**TASK REQUIREMENTS:**
Reproduce every line of the material below, but drop the pictures.

################

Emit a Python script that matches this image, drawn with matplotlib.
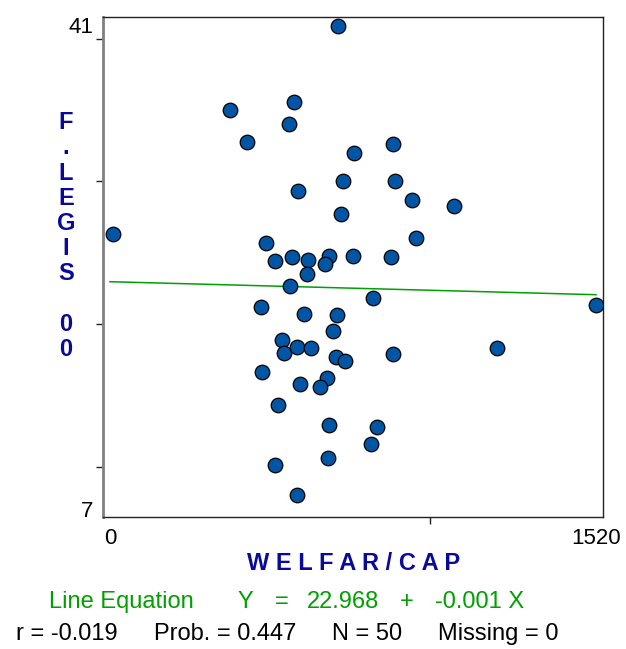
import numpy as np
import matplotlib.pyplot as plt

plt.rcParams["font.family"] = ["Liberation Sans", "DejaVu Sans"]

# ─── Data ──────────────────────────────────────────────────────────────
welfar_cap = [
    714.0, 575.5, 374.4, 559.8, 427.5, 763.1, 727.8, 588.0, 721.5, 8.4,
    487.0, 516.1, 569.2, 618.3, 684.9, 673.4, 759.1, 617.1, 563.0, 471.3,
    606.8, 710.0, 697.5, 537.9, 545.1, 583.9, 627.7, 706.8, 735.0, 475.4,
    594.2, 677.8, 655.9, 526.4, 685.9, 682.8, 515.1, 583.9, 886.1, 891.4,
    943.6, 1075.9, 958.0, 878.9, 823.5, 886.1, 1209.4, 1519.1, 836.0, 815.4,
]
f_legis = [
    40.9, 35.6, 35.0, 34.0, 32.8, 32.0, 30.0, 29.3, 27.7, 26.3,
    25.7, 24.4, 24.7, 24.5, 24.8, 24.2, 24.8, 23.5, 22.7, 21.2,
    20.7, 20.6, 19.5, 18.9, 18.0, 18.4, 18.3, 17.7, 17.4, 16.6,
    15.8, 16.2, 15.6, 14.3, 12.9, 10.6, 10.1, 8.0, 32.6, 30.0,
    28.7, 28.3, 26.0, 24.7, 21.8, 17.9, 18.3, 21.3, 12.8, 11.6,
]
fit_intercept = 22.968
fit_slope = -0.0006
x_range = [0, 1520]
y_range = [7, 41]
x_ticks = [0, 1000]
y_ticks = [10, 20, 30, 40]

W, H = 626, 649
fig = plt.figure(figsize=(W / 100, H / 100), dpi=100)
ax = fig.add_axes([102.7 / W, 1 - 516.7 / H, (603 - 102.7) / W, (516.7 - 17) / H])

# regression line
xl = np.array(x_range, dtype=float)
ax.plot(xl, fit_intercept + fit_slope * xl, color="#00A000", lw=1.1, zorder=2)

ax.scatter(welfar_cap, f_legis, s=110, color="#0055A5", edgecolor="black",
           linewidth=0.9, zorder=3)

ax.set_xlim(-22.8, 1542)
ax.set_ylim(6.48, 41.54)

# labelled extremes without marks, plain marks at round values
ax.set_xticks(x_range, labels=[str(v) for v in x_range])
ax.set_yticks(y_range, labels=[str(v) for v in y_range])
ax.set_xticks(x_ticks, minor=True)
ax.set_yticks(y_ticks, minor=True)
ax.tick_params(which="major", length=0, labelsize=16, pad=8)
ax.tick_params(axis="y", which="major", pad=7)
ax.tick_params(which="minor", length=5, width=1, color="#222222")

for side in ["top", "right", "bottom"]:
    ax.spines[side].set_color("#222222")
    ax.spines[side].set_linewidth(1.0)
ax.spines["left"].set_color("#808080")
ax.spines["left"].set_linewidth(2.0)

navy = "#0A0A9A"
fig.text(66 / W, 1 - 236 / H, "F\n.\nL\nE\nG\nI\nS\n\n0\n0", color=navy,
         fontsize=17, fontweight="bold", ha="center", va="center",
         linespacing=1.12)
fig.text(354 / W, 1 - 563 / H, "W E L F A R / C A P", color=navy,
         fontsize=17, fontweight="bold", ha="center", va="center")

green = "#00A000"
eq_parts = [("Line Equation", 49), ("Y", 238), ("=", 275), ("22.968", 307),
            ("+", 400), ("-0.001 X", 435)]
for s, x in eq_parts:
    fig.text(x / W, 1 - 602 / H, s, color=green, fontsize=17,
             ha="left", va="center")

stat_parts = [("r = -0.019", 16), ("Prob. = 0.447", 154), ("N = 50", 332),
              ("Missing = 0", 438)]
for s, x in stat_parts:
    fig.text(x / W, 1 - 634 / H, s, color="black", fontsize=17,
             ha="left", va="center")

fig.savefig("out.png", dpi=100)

################

**THE RESULT:**
Emit a Python script that matches this image, drawn with matplotlib.
import numpy as np
import matplotlib.pyplot as plt

plt.rcParams["font.family"] = ["Liberation Sans", "DejaVu Sans"]

# ─── Data ──────────────────────────────────────────────────────────────
welfar_cap = [
    714.0, 575.5, 374.4, 559.8, 427.5, 763.1, 727.8, 588.0, 721.5, 8.4,
    487.0, 516.1, 569.2, 618.3, 684.9, 673.4, 759.1, 617.1, 563.0, 471.3,
    606.8, 710.0, 697.5, 537.9, 545.1, 583.9, 627.7, 706.8, 735.0, 475.4,
    594.2, 677.8, 655.9, 526.4, 685.9, 682.8, 515.1, 583.9, 886.1, 891.4,
    943.6, 1075.9, 958.0, 878.9, 823.5, 886.1, 1209.4, 1519.1, 836.0, 815.4,
]
f_legis = [
    40.9, 35.6, 35.0, 34.0, 32.8, 32.0, 30.0, 29.3, 27.7, 26.3,
    25.7, 24.4, 24.7, 24.5, 24.8, 24.2, 24.8, 23.5, 22.7, 21.2,
    20.7, 20.6, 19.5, 18.9, 18.0, 18.4, 18.3, 17.7, 17.4, 16.6,
    15.8, 16.2, 15.6, 14.3, 12.9, 10.6, 10.1, 8.0, 32.6, 30.0,
    28.7, 28.3, 26.0, 24.7, 21.8, 17.9, 18.3, 21.3, 12.8, 11.6,
]
fit_intercept = 22.968
fit_slope = -0.0006
x_range = [0, 1520]
y_range = [7, 41]
x_ticks = [0, 1000]
y_ticks = [10, 20, 30, 40]

W, H = 626, 649
fig = plt.figure(figsize=(W / 100, H / 100), dpi=100)
ax = fig.add_axes([102.7 / W, 1 - 516.7 / H, (603 - 102.7) / W, (516.7 - 17) / H])

# regression line
xl = np.array(x_range, dtype=float)
ax.plot(xl, fit_intercept + fit_slope * xl, color="#00A000", lw=1.1, zorder=2)

ax.scatter(welfar_cap, f_legis, s=110, color="#0055A5", edgecolor="black",
           linewidth=0.9, zorder=3)

ax.set_xlim(-22.8, 1542)
ax.set_ylim(6.48, 41.54)

# labelled extremes without marks, plain marks at round values
ax.set_xticks(x_range, labels=[str(v) for v in x_range])
ax.set_yticks(y_range, labels=[str(v) for v in y_range])
ax.set_xticks(x_ticks, minor=True)
ax.set_yticks(y_ticks, minor=True)
ax.tick_params(which="major", length=0, labelsize=16, pad=8)
ax.tick_params(axis="y", which="major", pad=7)
ax.tick_params(which="minor", length=5, width=1, color="#222222")

for side in ["top", "right", "bottom"]:
    ax.spines[side].set_color("#222222")
    ax.spines[side].set_linewidth(1.0)
ax.spines["left"].set_color("#808080")
ax.spines["left"].set_linewidth(2.0)

navy = "#0A0A9A"
fig.text(66 / W, 1 - 236 / H, "F\n.\nL\nE\nG\nI\nS\n\n0\n0", color=navy,
         fontsize=17, fontweight="bold", ha="center", va="center",
         linespacing=1.12)
fig.text(354 / W, 1 - 563 / H, "W E L F A R / C A P", color=navy,
         fontsize=17, fontweight="bold", ha="center", va="center")

green = "#00A000"
eq_parts = [("Line Equation", 49), ("Y", 238), ("=", 275), ("22.968", 307),
            ("+", 400), ("-0.001 X", 435)]
for s, x in eq_parts:
    fig.text(x / W, 1 - 602 / H, s, color=green, fontsize=17,
             ha="left", va="center")

stat_parts = [("r = -0.019", 16), ("Prob. = 0.447", 154), ("N = 50", 332),
              ("Missing = 0", 438)]
for s, x in stat_parts:
    fig.text(x / W, 1 - 634 / H, s, color="black", fontsize=17,
             ha="left", va="center")

fig.savefig("out.png", dpi=100)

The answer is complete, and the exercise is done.